Hey, hey, it’s the monkeys!

So the whole reason of coming to a little Podunk town in Japan was for one thing: to see the snow monkeys! I knew vaguely that snow monkeys can be found in Japan, but I didn’t really know where nor had it occurred to me to seek them out until a friend suggested we go stay in a ryokan and then spend a day seeing snow monkeys, and then finish it off with a session in a natural hot spring. Monkeys and hot springs? Say no more.

At 8 am, the owner of our little ryokan hauled us as well as two other couples up to the snow monkey park. From there it was about a 15 minute walking- 20 if you stopped to take in the beautiful snow-covered cedars as we did.

The park didn’t open up until 9 am, so the six of us were left waiting for a bit out in the cold, but we were the first ones in, and we had the benefit of seeing the snow monkeys gathered for their daily breakfast of monkey grains.

For the next couple of hours, Tim and I watched all kinds of monkey business from the mundane to the downright scandalous.

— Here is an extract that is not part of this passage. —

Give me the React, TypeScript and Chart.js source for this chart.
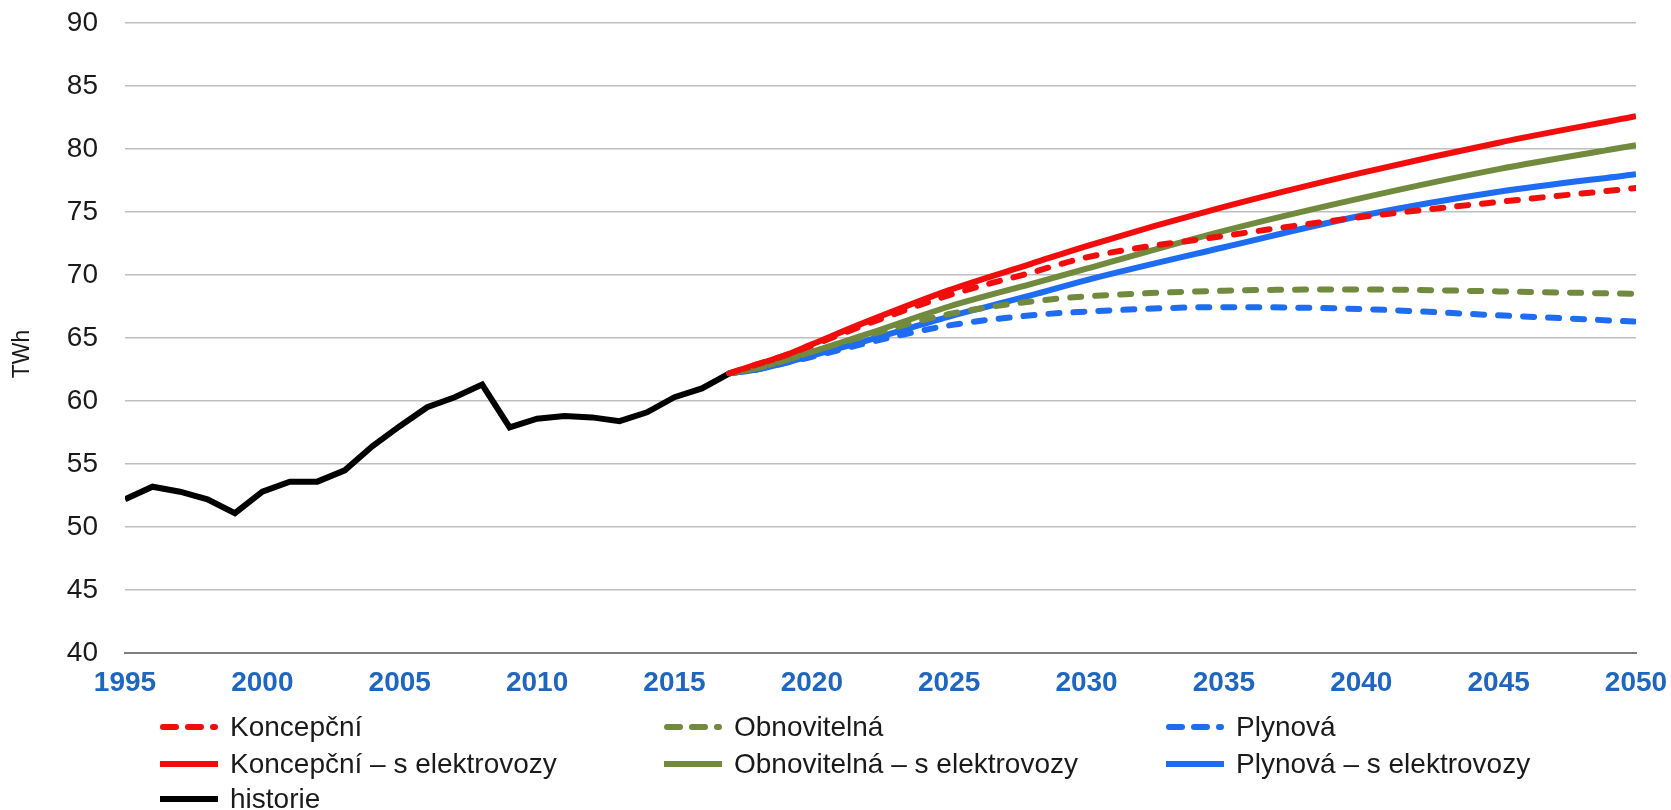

After our monkey expedition, we walked from the park back into town, got lost momentarily, found ourselves, and then found lunch. Afterwards, we headed back to the hotel to do some laundry. There was only one washing machine, but thankfully it was open. Had I been left to my own devices, I probably would have thrown everything in and then taken a wild guess as to what buttons to push. Thankfully, Tim is a little more forward-thinking, and he downloaded an app that let us take a picture of the Japanese writing and then translate it so that we knew exactly what buttons to press.

That evening we reserved an hour at a private hot spring, or onsen, as it is said in Japanese. Traditionally, these hot springs are public and clothing forbidden. That’s right, you cannot wear a single stitch of clothing in one. They do segregate men and women, but still, a nudist colony in France was enough so we went presented with a private onsen option, we took it. At first the water felt like it was too hot to get in, but we eventually acclimated, and 45 minutes later we emerged feeling like what I imagine a spaghetti noodle feels like when it goes from being uncooked to cooked (if spaghetti noodles could feel, that is).